Information provided:
-------

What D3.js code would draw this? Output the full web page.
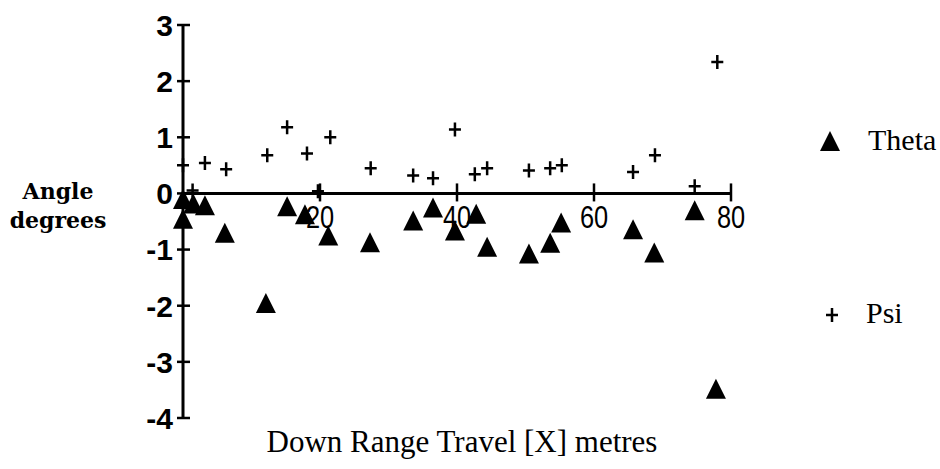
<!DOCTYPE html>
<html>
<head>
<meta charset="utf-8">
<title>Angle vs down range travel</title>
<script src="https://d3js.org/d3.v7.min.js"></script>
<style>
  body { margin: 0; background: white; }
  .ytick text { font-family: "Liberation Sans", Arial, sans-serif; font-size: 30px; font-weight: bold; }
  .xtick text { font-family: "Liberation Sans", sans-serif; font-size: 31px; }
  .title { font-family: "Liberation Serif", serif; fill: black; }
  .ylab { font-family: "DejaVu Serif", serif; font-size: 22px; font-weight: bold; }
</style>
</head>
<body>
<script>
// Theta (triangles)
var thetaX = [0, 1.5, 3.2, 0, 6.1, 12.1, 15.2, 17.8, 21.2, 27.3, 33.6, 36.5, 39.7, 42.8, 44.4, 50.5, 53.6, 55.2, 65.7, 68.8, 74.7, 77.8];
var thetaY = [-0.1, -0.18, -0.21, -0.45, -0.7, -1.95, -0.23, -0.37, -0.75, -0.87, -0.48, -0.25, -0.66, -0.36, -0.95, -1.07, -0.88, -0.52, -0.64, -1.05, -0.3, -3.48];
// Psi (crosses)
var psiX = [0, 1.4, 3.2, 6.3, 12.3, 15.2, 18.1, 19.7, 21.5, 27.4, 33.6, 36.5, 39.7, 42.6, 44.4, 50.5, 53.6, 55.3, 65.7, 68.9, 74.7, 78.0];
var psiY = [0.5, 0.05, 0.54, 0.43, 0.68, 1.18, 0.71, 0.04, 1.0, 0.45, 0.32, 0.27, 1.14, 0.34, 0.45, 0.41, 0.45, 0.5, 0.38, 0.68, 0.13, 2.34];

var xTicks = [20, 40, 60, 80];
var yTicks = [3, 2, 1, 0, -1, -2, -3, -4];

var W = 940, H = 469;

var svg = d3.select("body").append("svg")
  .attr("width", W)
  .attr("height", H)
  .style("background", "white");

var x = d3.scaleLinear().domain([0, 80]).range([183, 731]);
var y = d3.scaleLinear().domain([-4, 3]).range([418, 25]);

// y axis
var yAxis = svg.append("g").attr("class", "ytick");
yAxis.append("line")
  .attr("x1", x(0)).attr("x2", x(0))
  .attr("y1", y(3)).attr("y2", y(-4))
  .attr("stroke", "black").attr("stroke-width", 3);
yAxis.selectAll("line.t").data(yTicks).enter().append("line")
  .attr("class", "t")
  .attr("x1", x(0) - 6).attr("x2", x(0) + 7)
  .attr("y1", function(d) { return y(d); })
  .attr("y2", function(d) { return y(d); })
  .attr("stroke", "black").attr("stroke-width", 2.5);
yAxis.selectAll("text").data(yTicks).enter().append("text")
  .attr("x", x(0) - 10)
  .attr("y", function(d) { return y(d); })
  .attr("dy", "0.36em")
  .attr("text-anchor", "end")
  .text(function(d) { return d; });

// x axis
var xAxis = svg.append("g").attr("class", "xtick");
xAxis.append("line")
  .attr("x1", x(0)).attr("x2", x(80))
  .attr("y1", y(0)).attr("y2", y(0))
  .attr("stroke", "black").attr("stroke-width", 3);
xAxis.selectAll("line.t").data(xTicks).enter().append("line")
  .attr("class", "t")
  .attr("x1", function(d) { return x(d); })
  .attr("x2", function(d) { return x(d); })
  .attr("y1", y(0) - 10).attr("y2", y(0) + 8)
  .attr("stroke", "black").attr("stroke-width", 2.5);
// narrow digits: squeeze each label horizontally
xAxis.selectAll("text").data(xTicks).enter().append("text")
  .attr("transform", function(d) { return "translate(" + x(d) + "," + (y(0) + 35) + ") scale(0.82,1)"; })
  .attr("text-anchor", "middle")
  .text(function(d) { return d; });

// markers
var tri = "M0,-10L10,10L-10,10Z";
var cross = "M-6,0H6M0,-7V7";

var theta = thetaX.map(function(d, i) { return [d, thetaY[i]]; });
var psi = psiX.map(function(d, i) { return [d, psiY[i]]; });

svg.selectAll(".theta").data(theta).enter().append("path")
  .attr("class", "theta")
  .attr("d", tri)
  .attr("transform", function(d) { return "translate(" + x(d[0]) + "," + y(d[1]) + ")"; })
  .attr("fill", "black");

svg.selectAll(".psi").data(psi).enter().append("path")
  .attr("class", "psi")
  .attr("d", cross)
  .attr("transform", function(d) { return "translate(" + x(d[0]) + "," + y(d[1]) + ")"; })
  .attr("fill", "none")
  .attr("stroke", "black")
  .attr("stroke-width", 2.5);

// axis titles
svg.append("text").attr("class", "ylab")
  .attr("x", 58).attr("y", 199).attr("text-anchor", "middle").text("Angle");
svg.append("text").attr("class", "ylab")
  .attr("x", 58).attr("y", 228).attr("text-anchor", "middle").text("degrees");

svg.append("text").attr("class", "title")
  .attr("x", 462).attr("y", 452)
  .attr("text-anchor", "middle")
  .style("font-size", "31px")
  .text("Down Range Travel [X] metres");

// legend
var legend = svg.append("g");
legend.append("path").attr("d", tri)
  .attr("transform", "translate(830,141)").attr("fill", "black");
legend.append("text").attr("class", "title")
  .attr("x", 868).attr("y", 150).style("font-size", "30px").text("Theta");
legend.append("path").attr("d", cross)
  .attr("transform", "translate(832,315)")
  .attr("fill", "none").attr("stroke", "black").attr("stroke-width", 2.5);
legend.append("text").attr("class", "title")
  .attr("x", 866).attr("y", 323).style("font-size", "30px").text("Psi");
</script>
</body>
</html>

-------

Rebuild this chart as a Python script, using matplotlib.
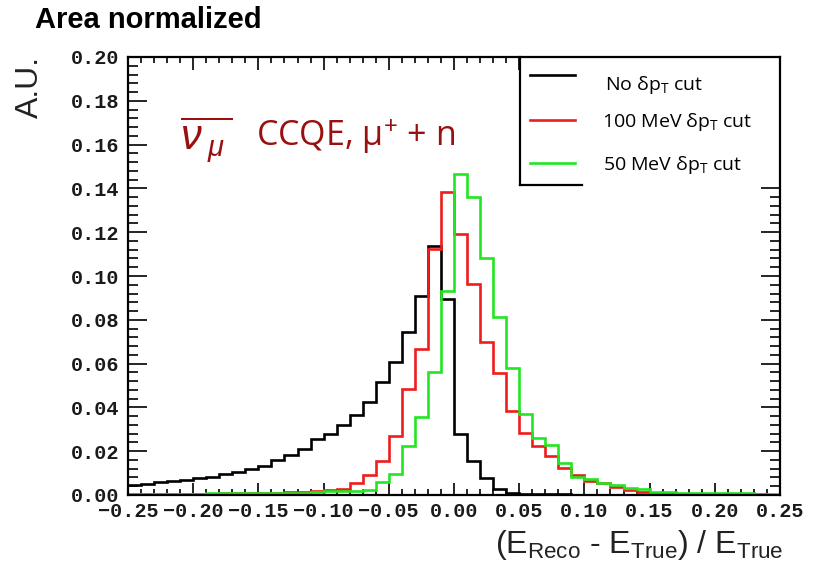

-------

Task directions: Start at the line containing "What D3.js code" and stop at the line containing "var y = d3.scaleLinear().domain([-4, 3]).range([418, 25]);"; transcribe those lines exactly, skipping pictures.

Answer to this exercise:
What D3.js code would draw this? Output the full web page.
<!DOCTYPE html>
<html>
<head>
<meta charset="utf-8">
<title>Angle vs down range travel</title>
<script src="https://d3js.org/d3.v7.min.js"></script>
<style>
  body { margin: 0; background: white; }
  .ytick text { font-family: "Liberation Sans", Arial, sans-serif; font-size: 30px; font-weight: bold; }
  .xtick text { font-family: "Liberation Sans", sans-serif; font-size: 31px; }
  .title { font-family: "Liberation Serif", serif; fill: black; }
  .ylab { font-family: "DejaVu Serif", serif; font-size: 22px; font-weight: bold; }
</style>
</head>
<body>
<script>
// Theta (triangles)
var thetaX = [0, 1.5, 3.2, 0, 6.1, 12.1, 15.2, 17.8, 21.2, 27.3, 33.6, 36.5, 39.7, 42.8, 44.4, 50.5, 53.6, 55.2, 65.7, 68.8, 74.7, 77.8];
var thetaY = [-0.1, -0.18, -0.21, -0.45, -0.7, -1.95, -0.23, -0.37, -0.75, -0.87, -0.48, -0.25, -0.66, -0.36, -0.95, -1.07, -0.88, -0.52, -0.64, -1.05, -0.3, -3.48];
// Psi (crosses)
var psiX = [0, 1.4, 3.2, 6.3, 12.3, 15.2, 18.1, 19.7, 21.5, 27.4, 33.6, 36.5, 39.7, 42.6, 44.4, 50.5, 53.6, 55.3, 65.7, 68.9, 74.7, 78.0];
var psiY = [0.5, 0.05, 0.54, 0.43, 0.68, 1.18, 0.71, 0.04, 1.0, 0.45, 0.32, 0.27, 1.14, 0.34, 0.45, 0.41, 0.45, 0.5, 0.38, 0.68, 0.13, 2.34];

var xTicks = [20, 40, 60, 80];
var yTicks = [3, 2, 1, 0, -1, -2, -3, -4];

var W = 940, H = 469;

var svg = d3.select("body").append("svg")
  .attr("width", W)
  .attr("height", H)
  .style("background", "white");

var x = d3.scaleLinear().domain([0, 80]).range([183, 731]);
var y = d3.scaleLinear().domain([-4, 3]).range([418, 25]);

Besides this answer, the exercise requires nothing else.